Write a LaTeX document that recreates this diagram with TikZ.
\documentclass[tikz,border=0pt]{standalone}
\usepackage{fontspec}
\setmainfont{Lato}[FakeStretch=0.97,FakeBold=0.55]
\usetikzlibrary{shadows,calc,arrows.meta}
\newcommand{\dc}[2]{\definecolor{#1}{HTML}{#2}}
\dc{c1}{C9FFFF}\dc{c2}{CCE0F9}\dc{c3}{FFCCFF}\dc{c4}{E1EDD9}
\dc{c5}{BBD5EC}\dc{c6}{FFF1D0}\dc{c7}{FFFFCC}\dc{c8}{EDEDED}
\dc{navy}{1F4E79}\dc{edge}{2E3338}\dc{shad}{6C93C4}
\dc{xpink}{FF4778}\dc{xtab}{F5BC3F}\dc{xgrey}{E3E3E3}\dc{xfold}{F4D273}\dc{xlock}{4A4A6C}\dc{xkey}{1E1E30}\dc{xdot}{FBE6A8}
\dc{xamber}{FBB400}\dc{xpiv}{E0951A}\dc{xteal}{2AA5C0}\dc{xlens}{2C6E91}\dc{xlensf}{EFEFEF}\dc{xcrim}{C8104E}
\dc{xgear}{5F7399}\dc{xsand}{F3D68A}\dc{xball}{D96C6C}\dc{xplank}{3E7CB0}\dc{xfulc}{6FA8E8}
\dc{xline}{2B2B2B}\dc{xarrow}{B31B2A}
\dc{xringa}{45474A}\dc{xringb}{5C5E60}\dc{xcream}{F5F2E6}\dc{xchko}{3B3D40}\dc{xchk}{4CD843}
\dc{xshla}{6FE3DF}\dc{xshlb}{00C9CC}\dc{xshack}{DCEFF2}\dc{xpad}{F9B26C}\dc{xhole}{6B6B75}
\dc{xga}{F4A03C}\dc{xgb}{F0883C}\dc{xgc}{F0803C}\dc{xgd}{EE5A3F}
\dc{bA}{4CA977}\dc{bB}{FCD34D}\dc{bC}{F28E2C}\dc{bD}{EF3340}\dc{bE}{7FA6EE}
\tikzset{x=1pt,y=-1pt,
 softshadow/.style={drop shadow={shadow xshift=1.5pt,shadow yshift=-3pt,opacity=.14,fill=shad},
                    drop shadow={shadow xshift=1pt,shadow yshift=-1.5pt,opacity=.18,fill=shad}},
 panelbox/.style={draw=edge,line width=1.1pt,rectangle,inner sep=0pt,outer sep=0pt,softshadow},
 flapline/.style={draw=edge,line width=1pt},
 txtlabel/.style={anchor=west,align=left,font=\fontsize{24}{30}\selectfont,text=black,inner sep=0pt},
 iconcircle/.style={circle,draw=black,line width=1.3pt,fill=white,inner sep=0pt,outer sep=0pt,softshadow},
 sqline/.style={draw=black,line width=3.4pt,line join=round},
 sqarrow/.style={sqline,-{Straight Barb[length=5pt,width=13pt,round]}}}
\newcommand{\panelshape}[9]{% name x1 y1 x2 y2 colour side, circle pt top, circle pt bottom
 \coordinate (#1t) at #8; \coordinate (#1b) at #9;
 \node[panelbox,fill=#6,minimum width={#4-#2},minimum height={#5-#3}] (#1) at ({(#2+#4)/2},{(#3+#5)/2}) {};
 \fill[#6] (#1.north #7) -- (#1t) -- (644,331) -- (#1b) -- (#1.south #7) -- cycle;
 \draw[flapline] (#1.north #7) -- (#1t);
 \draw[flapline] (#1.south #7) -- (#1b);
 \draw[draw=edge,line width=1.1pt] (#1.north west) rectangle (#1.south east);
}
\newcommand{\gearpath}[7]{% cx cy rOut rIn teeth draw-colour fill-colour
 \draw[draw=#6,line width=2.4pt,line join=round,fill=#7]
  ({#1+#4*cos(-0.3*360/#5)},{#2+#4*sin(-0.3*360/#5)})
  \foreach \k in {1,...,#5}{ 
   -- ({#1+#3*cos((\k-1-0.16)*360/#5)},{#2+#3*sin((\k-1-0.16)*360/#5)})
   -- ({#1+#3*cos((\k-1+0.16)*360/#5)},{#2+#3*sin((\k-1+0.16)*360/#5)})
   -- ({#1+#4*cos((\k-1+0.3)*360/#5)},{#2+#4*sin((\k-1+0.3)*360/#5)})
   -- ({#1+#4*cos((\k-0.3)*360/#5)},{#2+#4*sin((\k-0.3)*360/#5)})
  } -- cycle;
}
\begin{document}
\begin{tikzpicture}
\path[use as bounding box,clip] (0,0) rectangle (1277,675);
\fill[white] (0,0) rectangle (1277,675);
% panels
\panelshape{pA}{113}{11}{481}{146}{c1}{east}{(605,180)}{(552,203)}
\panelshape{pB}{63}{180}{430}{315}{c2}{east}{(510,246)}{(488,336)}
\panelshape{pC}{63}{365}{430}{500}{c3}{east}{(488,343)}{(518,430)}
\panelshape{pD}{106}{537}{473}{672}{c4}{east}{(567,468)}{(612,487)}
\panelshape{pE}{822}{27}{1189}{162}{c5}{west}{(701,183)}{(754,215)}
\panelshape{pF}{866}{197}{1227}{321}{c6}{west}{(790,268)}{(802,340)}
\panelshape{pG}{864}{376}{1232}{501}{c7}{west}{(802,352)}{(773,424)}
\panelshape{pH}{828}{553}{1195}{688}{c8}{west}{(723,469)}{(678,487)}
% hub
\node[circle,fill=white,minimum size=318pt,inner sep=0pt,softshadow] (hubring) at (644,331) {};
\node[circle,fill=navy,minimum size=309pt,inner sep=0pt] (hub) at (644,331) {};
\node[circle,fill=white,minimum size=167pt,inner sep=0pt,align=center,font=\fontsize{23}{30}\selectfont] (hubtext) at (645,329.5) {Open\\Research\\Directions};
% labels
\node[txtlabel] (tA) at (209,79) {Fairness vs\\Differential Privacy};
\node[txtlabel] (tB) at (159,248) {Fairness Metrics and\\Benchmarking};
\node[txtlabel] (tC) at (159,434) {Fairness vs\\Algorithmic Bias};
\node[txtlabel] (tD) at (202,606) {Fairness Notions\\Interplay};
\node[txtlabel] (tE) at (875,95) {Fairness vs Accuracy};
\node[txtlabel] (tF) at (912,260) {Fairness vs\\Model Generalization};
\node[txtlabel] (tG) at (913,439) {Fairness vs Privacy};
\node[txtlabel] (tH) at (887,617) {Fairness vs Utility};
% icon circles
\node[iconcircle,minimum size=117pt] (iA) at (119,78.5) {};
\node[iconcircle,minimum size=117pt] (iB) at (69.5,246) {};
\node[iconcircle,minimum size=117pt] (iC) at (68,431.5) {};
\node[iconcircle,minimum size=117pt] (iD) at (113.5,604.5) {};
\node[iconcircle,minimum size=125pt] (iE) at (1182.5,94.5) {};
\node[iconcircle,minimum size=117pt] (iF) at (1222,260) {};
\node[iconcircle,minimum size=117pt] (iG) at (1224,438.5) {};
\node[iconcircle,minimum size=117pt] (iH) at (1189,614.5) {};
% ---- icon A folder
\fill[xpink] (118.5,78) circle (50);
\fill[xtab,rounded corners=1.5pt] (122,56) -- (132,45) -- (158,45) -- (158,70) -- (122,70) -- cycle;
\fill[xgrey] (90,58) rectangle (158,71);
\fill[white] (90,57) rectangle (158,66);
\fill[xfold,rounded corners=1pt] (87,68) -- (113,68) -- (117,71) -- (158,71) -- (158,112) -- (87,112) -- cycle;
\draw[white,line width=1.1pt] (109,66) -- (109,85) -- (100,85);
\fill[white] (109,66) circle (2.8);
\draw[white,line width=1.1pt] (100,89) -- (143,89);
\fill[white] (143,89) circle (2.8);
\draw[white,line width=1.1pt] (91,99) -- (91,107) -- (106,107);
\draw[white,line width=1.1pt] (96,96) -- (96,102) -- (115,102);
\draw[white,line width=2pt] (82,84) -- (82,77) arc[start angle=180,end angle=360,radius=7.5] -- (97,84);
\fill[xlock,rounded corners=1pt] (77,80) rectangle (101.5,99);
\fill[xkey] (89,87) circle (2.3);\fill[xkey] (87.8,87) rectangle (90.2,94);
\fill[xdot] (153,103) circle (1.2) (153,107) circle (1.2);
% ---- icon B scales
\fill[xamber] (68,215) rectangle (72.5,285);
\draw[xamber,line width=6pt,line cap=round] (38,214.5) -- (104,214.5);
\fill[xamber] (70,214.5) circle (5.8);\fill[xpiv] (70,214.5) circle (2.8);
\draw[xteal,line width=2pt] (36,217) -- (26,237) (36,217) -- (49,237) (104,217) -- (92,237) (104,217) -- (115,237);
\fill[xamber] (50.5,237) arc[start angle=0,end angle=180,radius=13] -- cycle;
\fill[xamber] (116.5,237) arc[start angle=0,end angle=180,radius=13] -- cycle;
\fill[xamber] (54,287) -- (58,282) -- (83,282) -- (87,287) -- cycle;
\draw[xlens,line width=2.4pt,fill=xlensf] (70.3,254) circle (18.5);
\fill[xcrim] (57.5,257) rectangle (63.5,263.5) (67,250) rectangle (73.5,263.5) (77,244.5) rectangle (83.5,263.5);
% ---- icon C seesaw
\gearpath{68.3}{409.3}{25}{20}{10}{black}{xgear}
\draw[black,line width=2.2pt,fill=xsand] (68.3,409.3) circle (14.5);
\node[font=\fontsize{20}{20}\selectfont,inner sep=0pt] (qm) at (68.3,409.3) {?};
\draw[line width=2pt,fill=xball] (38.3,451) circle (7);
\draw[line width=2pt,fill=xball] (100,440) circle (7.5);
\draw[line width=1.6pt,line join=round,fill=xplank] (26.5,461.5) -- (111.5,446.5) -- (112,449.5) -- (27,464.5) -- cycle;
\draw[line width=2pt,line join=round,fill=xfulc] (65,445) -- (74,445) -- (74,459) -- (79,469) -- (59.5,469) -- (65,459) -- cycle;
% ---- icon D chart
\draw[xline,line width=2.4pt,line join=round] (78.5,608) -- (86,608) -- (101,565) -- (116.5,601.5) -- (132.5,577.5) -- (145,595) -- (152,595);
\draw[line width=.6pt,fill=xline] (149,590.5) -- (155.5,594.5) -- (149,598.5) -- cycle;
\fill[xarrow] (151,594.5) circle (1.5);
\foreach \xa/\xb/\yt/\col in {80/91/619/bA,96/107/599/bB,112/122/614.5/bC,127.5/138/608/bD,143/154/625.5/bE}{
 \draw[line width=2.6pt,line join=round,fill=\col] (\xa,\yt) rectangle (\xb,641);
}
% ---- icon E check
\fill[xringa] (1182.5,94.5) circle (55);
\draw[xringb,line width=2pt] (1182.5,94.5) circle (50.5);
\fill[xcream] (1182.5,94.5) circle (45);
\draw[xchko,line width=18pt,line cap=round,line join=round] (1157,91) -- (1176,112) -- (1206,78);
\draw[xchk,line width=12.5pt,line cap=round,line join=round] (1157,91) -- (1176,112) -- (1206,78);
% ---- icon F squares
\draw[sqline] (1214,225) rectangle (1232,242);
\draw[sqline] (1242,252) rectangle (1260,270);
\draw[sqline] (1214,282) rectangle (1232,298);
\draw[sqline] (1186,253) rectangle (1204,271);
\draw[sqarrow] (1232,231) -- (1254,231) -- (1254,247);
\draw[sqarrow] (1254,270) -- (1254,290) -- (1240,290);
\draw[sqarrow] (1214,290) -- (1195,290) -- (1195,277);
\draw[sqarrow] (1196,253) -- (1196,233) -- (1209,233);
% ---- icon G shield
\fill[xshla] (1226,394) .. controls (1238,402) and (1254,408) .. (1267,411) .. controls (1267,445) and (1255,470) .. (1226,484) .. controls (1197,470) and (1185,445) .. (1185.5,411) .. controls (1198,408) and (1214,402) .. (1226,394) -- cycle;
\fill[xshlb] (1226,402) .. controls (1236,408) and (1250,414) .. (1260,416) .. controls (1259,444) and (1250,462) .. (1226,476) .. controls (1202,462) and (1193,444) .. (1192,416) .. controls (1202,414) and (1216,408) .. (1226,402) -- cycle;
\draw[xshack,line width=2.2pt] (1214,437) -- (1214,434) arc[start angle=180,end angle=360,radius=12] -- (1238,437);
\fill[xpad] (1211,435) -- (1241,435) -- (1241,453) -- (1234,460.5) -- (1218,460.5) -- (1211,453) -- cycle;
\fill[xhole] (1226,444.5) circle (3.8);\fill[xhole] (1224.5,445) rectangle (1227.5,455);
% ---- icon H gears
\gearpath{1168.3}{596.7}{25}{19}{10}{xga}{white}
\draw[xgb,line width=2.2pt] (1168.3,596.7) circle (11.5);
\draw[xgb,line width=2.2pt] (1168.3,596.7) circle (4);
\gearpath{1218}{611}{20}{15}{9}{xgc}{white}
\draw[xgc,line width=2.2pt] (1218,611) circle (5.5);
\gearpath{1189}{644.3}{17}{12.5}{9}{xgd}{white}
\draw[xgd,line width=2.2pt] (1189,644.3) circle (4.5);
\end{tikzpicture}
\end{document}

......

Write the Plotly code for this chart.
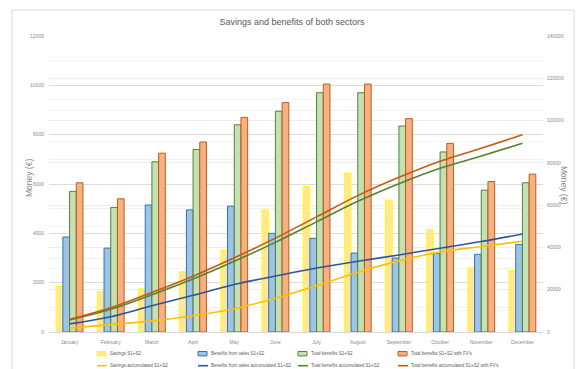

......

**Written exercise:** Using the listing, collect all lines in which the string "Write" is found.

**Task answer:**
Write a LaTeX document that recreates this diagram with TikZ.
Write the Plotly code for this chart.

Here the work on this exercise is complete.